What you need to do: Look through the listing below for the line containing "Recreate this image". Copy it and each line after it up to and including the line containing "from matplotlib.transforms import", exactly, leaving out pictures.

Entries provided:
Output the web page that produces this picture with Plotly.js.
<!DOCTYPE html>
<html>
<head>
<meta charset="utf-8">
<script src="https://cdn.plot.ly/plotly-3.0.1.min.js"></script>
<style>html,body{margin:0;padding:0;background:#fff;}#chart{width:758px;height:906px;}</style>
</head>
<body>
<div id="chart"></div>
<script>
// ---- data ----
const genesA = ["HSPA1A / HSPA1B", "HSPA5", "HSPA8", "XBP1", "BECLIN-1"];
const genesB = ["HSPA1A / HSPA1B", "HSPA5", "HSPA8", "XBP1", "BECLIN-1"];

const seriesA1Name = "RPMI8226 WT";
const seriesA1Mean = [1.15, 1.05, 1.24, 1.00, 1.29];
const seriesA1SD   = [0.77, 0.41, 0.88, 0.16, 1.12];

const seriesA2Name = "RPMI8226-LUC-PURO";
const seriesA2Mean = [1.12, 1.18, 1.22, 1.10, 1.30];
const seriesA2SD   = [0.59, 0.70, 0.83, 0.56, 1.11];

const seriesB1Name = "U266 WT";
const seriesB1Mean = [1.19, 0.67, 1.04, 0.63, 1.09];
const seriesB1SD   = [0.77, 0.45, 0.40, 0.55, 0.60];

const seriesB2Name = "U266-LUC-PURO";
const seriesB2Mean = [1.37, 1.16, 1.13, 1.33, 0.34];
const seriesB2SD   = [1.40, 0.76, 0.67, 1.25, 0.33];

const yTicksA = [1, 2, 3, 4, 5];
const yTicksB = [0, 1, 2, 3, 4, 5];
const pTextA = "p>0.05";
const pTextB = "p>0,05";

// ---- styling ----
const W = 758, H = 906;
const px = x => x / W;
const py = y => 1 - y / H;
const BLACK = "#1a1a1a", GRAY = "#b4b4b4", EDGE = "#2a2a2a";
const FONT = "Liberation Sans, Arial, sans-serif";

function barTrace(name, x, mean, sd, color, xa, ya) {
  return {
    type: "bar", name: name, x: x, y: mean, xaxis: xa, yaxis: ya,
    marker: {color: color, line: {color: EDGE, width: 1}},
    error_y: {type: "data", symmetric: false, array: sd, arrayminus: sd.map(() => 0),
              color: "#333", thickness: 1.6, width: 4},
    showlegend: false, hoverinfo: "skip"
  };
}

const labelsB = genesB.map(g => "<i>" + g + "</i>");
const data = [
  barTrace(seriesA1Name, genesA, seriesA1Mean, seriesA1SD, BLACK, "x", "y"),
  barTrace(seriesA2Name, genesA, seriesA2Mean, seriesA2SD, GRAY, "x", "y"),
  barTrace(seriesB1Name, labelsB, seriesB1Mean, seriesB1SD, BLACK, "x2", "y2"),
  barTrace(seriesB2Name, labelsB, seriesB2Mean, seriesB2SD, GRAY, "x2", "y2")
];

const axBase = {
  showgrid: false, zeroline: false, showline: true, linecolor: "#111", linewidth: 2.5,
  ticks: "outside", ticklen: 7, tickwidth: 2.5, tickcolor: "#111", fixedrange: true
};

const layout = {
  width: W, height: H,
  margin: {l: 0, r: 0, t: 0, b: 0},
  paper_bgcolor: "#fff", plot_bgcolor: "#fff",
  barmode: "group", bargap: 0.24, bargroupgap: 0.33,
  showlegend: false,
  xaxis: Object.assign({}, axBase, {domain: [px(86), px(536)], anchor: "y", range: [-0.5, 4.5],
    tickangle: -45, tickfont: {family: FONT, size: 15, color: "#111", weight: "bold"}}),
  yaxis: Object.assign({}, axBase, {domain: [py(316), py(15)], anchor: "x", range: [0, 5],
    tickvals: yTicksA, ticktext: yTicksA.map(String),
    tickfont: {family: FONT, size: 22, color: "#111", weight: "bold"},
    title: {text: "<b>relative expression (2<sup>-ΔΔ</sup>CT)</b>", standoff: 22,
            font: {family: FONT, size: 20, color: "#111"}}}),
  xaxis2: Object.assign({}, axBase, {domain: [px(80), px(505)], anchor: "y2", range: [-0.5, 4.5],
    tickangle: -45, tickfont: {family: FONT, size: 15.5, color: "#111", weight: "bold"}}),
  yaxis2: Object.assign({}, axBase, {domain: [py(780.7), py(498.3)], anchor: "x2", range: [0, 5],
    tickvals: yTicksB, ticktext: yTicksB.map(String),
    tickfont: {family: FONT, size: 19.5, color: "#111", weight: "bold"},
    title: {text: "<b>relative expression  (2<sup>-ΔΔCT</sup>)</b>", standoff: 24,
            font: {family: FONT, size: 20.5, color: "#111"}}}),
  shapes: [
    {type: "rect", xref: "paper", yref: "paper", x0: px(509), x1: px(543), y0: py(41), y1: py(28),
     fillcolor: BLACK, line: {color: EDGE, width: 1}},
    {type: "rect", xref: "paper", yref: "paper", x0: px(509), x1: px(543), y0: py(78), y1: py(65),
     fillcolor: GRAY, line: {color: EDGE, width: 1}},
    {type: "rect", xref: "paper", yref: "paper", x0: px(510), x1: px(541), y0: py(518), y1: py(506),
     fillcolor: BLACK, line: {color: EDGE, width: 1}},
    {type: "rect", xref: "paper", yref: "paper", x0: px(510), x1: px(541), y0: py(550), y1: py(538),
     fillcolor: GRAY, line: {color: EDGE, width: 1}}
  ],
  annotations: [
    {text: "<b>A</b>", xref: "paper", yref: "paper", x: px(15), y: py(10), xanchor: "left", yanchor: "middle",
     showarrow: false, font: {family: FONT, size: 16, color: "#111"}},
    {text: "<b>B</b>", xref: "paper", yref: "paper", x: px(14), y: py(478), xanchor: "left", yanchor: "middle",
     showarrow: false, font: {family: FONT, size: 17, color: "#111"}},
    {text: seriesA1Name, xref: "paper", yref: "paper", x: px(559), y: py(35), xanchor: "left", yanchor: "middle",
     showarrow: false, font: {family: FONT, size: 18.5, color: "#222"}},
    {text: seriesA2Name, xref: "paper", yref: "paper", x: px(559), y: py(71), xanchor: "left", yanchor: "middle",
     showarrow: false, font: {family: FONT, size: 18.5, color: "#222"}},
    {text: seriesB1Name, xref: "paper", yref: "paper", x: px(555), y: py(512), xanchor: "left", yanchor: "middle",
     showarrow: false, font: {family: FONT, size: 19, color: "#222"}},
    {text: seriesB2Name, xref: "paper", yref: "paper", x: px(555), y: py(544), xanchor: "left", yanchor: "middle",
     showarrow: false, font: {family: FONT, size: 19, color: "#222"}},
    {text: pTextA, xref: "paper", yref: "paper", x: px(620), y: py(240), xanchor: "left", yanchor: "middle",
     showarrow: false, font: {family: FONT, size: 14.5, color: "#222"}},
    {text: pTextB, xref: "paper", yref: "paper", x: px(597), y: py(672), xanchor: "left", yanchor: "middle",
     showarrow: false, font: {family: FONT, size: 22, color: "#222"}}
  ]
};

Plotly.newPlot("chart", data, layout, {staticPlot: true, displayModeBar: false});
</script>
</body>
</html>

--

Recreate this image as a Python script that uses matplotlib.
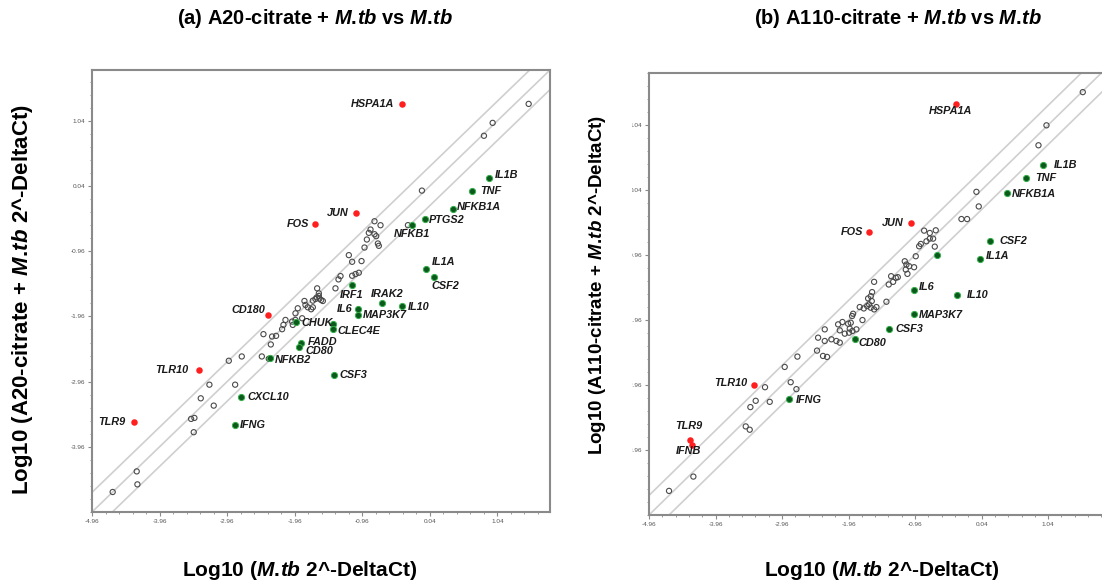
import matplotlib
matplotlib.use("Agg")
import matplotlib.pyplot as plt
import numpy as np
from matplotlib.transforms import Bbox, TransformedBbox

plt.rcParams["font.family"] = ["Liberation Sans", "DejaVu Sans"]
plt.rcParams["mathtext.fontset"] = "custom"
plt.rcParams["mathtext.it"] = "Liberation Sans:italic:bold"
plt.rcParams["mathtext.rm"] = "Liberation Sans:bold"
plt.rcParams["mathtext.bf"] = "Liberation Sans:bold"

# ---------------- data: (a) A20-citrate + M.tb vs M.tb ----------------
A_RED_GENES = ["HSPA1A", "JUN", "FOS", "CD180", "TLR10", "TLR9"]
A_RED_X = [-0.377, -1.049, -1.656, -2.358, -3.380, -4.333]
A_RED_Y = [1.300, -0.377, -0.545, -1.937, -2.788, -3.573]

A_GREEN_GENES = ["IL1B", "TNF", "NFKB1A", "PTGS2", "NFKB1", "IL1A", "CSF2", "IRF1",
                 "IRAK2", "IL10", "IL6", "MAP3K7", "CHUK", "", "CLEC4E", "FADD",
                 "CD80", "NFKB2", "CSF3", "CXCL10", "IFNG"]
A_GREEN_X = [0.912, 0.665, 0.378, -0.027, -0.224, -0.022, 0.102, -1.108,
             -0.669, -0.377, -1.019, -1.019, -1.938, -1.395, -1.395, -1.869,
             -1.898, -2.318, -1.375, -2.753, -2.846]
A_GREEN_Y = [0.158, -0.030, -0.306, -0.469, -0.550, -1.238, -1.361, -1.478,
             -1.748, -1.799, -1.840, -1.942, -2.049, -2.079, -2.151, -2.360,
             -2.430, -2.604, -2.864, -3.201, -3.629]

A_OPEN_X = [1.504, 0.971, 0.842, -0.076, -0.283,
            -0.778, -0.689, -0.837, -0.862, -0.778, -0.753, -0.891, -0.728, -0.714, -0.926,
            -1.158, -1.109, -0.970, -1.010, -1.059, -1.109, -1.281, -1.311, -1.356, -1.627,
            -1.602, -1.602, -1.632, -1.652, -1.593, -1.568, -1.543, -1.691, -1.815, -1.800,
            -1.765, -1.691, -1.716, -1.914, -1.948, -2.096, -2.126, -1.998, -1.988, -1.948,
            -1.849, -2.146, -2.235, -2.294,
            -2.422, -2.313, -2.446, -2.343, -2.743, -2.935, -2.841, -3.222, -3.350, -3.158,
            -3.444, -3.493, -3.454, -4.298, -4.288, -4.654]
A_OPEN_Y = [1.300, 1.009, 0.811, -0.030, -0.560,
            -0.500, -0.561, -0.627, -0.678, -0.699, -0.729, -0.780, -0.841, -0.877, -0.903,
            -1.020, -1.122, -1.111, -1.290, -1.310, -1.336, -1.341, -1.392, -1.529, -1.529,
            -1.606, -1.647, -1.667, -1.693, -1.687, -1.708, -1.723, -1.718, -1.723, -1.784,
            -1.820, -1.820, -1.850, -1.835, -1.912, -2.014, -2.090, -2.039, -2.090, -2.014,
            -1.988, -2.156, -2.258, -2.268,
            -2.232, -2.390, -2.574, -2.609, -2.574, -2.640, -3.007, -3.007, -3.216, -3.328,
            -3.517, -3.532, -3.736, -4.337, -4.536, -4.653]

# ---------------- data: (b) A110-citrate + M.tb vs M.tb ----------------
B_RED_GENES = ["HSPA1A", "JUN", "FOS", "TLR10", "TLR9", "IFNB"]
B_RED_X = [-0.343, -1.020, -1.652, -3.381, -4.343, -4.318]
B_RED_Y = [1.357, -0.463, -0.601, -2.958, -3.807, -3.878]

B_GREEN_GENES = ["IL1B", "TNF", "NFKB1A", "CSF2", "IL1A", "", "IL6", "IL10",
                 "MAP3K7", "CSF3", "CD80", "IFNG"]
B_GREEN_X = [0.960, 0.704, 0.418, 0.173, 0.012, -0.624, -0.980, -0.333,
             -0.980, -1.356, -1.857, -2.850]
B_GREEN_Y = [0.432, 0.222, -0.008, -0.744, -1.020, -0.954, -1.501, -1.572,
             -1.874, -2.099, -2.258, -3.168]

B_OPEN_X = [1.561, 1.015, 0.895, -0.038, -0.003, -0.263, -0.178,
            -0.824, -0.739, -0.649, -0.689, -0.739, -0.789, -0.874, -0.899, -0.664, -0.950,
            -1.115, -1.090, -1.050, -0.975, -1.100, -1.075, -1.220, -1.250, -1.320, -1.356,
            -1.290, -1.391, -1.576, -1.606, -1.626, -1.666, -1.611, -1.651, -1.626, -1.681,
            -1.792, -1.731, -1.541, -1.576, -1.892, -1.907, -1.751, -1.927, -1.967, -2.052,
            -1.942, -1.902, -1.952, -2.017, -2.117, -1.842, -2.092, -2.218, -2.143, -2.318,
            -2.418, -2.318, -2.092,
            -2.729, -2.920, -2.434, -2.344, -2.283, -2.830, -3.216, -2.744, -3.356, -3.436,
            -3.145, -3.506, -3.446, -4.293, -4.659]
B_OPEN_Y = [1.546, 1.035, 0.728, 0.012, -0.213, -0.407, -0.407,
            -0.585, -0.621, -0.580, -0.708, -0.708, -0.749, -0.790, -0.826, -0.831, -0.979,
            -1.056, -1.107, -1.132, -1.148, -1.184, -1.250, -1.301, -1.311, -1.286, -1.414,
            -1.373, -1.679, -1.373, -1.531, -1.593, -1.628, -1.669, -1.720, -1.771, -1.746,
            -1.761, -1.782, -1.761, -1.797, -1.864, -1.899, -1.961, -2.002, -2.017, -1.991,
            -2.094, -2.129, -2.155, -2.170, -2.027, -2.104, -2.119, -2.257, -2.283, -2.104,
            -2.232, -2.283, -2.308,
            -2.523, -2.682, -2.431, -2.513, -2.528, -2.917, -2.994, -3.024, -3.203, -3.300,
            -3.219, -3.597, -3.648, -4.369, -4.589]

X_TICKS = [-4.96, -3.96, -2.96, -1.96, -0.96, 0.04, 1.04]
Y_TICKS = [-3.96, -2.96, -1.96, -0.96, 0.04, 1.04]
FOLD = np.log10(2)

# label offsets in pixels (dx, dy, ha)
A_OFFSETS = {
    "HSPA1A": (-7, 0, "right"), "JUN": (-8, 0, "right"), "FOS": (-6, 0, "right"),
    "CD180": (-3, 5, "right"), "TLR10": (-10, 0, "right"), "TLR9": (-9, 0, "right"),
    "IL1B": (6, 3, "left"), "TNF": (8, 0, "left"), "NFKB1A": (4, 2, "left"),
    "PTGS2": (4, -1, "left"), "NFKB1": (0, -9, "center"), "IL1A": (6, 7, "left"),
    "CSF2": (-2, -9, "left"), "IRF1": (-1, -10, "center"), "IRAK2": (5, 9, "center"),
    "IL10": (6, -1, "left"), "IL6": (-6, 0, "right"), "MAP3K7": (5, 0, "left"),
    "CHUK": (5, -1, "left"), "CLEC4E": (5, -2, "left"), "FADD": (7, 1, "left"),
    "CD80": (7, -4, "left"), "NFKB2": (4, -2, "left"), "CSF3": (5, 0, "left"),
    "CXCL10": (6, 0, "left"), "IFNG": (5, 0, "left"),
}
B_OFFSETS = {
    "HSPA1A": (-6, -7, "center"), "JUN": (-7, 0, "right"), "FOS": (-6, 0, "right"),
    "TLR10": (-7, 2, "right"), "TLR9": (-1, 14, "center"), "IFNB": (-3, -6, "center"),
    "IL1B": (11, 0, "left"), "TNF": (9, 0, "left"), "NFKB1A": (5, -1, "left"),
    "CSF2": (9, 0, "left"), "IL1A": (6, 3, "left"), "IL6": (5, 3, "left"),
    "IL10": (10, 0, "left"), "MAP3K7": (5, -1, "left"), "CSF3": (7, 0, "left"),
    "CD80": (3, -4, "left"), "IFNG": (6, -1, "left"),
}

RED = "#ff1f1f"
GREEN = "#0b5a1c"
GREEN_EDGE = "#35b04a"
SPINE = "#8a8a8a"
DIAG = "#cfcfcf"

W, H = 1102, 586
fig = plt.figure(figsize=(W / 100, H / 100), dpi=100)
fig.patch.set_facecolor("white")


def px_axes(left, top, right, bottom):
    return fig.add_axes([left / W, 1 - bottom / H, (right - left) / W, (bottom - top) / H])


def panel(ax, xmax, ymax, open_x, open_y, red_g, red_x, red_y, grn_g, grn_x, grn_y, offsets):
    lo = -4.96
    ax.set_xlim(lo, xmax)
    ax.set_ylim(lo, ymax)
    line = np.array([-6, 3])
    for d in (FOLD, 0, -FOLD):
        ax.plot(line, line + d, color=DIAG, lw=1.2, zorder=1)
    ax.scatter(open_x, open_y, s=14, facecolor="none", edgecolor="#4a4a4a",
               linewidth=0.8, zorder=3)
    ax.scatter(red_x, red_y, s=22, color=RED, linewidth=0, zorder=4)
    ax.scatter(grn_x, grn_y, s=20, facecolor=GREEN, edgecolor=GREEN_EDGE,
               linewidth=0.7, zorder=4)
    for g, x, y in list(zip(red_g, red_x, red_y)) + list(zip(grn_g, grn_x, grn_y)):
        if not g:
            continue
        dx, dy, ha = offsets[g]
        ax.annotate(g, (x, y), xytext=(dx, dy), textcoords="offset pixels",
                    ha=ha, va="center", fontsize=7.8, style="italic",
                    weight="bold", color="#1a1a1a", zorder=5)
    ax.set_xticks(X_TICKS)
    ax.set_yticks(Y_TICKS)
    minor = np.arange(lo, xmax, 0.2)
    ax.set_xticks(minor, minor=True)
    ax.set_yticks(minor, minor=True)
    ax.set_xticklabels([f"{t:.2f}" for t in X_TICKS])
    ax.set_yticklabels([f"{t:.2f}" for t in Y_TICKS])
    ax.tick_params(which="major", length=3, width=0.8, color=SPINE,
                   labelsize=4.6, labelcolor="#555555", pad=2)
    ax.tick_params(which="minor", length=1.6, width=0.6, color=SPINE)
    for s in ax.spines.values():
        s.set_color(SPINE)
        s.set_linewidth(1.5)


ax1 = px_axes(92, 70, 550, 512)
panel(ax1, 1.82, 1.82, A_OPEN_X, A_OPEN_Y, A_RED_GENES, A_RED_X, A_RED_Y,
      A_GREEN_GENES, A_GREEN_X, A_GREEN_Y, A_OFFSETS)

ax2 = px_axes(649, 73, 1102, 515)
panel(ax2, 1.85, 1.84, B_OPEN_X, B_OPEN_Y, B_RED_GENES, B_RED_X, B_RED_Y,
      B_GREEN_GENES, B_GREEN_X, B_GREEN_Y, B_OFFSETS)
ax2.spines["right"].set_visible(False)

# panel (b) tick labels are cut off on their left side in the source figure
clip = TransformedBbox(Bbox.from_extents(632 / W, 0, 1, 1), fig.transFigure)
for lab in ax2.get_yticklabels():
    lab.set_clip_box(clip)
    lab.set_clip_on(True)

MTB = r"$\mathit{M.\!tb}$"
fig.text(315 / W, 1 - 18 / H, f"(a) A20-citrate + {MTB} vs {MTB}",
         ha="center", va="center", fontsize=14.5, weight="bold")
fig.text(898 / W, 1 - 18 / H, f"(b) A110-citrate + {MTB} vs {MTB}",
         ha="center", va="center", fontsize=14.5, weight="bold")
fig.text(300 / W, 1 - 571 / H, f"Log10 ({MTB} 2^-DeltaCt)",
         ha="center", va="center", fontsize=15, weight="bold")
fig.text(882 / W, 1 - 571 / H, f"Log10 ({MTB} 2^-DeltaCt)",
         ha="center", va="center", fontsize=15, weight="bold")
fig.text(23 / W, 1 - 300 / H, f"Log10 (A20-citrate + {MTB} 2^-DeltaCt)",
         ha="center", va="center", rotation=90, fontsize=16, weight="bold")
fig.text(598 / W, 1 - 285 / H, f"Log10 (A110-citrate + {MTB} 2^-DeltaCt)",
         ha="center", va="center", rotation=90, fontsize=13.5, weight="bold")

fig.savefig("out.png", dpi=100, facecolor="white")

Exercise result:
Recreate this image as a Python script that uses matplotlib.
import matplotlib
matplotlib.use("Agg")
import matplotlib.pyplot as plt
import numpy as np
from matplotlib.transforms import Bbox, TransformedBbox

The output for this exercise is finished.